Fashion, as a cultural system, operates through the constant cycling of what is declared current and what is declared obsolete. It produces conformity while presenting itself as the opposite of conformity; it creates homogeneity while claiming to celebrate individuality. The song's lyric zeros in on this paradox, observing the way in which people who follow fashion believe they are expressing themselves when they are in fact performing submission to a collective diktat about appearance, behavior, and taste.
The specific quality of Bowie's critique in "Fashion" is its complicity. The song does not stand outside the phenomenon it analyzes; it participates in it. The production is fashionable in its very design, drawing on the most current sounds of 1980: post-punk guitar textures, funk rhythms, the spare, angular production aesthetic associated with Brian Eno and the art-rock scene. To critique fashion using fashion's own tools is an inherently ironic move, one that Bowie had been making throughout his career with the various personae, from Ziggy Stardust through the Thin White Duke, that he had adopted and then discarded as they became culturally exhausted.
Robert Fripp's guitar work on the track adds a dissonant, destabilizing element to what would otherwise be a straightforwardly danceable groove. The angular, insistent guitar phrases create a quality of unease beneath the surface pleasure of the rhythm section, suggesting that the dance floor described in the lyric is not an entirely comfortable or innocent space. Something about the way people move to fashion, in Bowie's telling, contains within it an element of compulsion rather than freedom.
The song was recorded in the immediate aftermath of Bowie's Berlin period, a time when he had been deeply engaged with questions about the relationship between art and commerce, between the avant-garde and the mainstream, between individual expression and social conformity. "Fashion" can be read as a synthesis of those preoccupations, finding a pop form capacious enough to hold a critique of pop's own mechanisms without becoming merely academic or self-referential.
In the broader context of 1980 and early 1981, when the single was charting on both sides of the Atlantic, fashion as a cultural force was experiencing a particular intensity. The New Romantics movement was emerging in British clubs, and its participants were engaged in a self-conscious game with fashion, using it as both armor and performance, as a way of signaling belonging to a subcultural tribe while claiming distinction from mainstream conformity. Bowie's song spoke directly to and about this milieu, which was in many ways an outgrowth of the cultural terrain his own earlier work had helped to create.

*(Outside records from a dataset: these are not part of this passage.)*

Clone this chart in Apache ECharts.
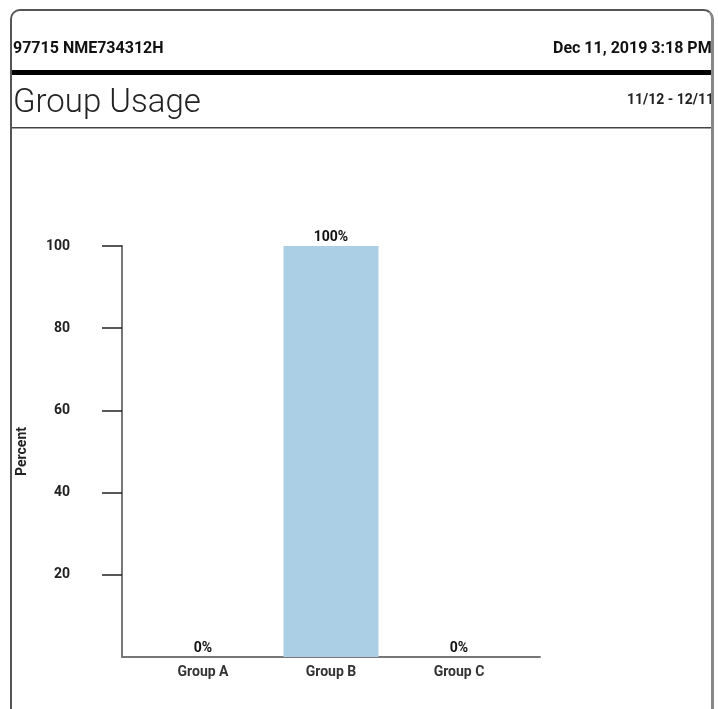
<!DOCTYPE html>
<html>
<head>
<meta charset="utf-8">
<script src="https://cdn.jsdelivr.net/npm/echarts@6/dist/echarts.min.js"></script>
<style>
  body { margin: 0; background: #fff; }
  #frame {
    position: absolute; left: 10px; top: 9px; width: 699px; height: 740px;
    border: 2px solid #555; border-right: 3px solid #888; border-radius: 10px;
    overflow: hidden; background: #fff;
  }
  #main { position: absolute; left: -12px; top: -11px; width: 760px; height: 740px; }
</style>
</head>
<body>
<div id="frame"><div id="main"></div></div>
<script>
const categories = ['Group A', 'Group B', 'Group C'];
const percentValues = [0, 100, 0];
const yTicks = [20, 40, 60, 80, 100];

document.addEventListener("DOMContentLoaded", () => {
    const chart = echarts.init(document.querySelector("#main"));
    const font = 'Roboto, "Liberation Sans", sans-serif';
    chart.setOption({
        animation: false,
        textStyle: { fontFamily: font },
        graphic: [
            { type: 'text', left: 13, top: 41, style: { text: '97715 NME734312H', font: 'bold 16px ' + font, fill: '#111' } },
            { type: 'text', left: 553, top: 41, style: { text: 'Dec 11, 2019 3:18 PM', font: 'bold 16px ' + font, fill: '#111' } },
            { type: 'rect', shape: { x: 12, y: 70, width: 720, height: 5 }, style: { fill: '#000' } },
            { type: 'text', left: 13, top: 87, style: { text: 'Group Usage', font: '300 33px ' + font, fill: '#222' } },
            { type: 'text', left: 627, top: 93, style: { text: '11/12 - 12/11', font: 'bold 14px ' + font, fill: '#222' } },
            { type: 'rect', shape: { x: 12, y: 127, width: 720, height: 1.5 }, style: { fill: '#444' } }
        ],
        grid: [
            { left: 122, width: 418, top: 246, height: 411 },
            { left: 139, width: 384, top: 246, height: 411 }
        ],
        xAxis: [
            {
                gridIndex: 0, type: 'value', min: 0, max: 1,
                axisLine: { show: true, lineStyle: { color: '#777', width: 2 } },
                axisTick: { show: false }, axisLabel: { show: false }, splitLine: { show: false }
            },
            {
                gridIndex: 1, type: 'category', data: categories,
                axisLine: { show: false }, axisTick: { show: false },
                axisLabel: { margin: 8, fontWeight: 'bold', fontSize: 14, color: '#333' }
            }
        ],
        yAxis: [
            {
                gridIndex: 0, type: 'value', min: 0, max: 100, interval: 20,
                name: 'Percent', nameLocation: 'middle', nameGap: 93,
                nameTextStyle: { fontWeight: 'bold', fontSize: 14, color: '#222' },
                axisLine: { show: true, lineStyle: { color: '#777', width: 2 } },
                axisTick: { show: true, length: 20, customValues: yTicks, lineStyle: { color: '#222', width: 1.5 } },
                axisLabel: {
                    margin: 52, fontWeight: 'bold', fontSize: 14, color: '#222',
                    customValues: yTicks
                },
                splitLine: { show: false }
            },
            {
                gridIndex: 1, type: 'value', min: 0, max: 100, show: false
            }
        ],
        series: [{
            type: 'bar',
            xAxisIndex: 1, yAxisIndex: 1,
            data: percentValues,
            barWidth: 95,
            itemStyle: { color: '#abcfe4' },
            label: {
                show: true, position: 'top', distance: 2,
                formatter: '{c}%', fontWeight: 'bold', fontSize: 14, color: '#111'
            },
            z: 1
        }]
    });
});
</script>
</body>
</html>
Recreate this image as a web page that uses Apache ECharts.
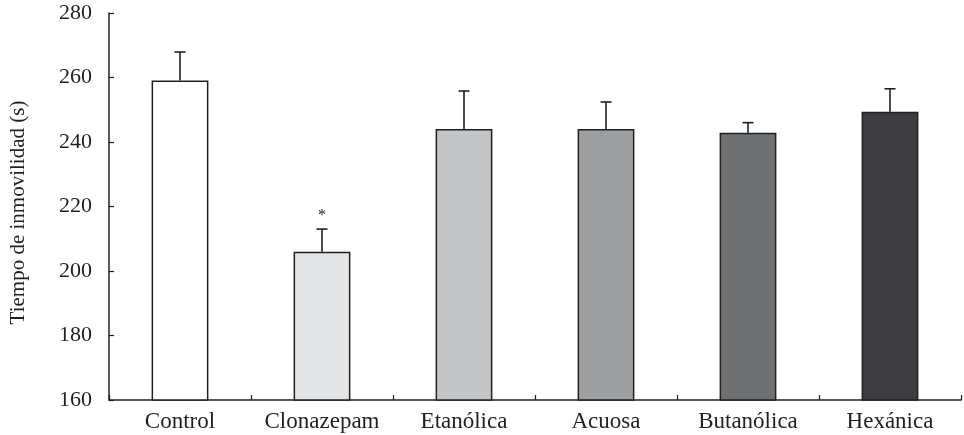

The lyrical image of everyone going in the same direction, marching to the same unheard drummer, is the song's most pointed critique: fashion produces not the liberation it promises but a new form of lockstep conformity, one that is more insidious than older forms of social control precisely because it presents itself as liberation. Bowie had spent his career constructing and deconstructing public images; he understood, from the inside, how images function as both tools of individual expression and mechanisms of social constraint.